Lucia Silecchia: ‘A Heart Full of Gratitude and Hope’
Bidding farewell to this papal visit blog will be bittersweet, just as bidding farewell to Pope Francis was bittersweet last week. Bitter because campus seems so very quiet now! Yet, sweet because a great moment is ours to cherish always.
As I think of Pope Francis’s time here with us, and his celebration of the canonization Mass in our midst, there are many things, some quick snapshots that I will always remember:
The joy of the crowd that grew each minute that the Mass drew closer.
The random meetings with people from so many parts of my life — my parish, my circle of friends, my students, my colleagues, and even my local Dunkin Donuts — all gathered in the same place for the same sacred reason.
The lump that came to my throat when the carillon rang out our joyful expectation.
The remarkable simplicity of the canonization rite.
Hearing “Rejoice in the Lord always …” and realizing that one of my favorite scripture passages, the one I read at my brother’s wedding, was the one I was about to hear proclaimed on yet another special day.

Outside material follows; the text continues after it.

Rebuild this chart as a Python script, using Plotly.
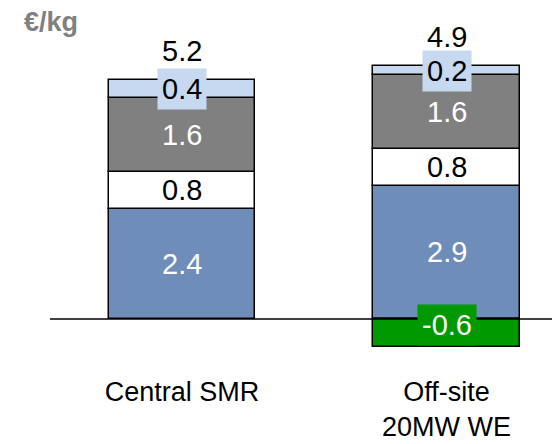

The hymns both familiar and new that praised God in the many ways we strive to capture awe and love in song.
The jubilant laps in the Popemobile and the reverence of the Mass that followed.
The expected smiles of sharing the day with loved ones, and the unexpected tears that came from realizing that there are loved ones with whom I can no longer share great days like this. (Gratefully, tears not captured on the JumboTron.)
And the gift of receiving the Eucharist in that unexplained moment filled with the paradox that the most quiet and intimate moment with God can be in a crowd of thousands.
Were I to write about all these things, this post would be far too long! So, instead, I’ll let the last words be Pope Francis’s. As he prepared to leave the United States, his parting remarks began:
“My days with you have been brief. But they have been days of great grace for me and, I pray, for you too. Please know that as I prepare to leave, I do so with a heart full of gratitude and hope.”
Indeed, his days with us were brief. They were days of great grace for me and, I pray, for you too. As he prepared to leave, I saw him do so with a heart full of gratitude and hope.
— Lucia Silecchia is vice provost for policy, a professor of law at The Catholic University of America’s Columbus School of Law, and director of the International Human Rights Summer Law Program in Rome.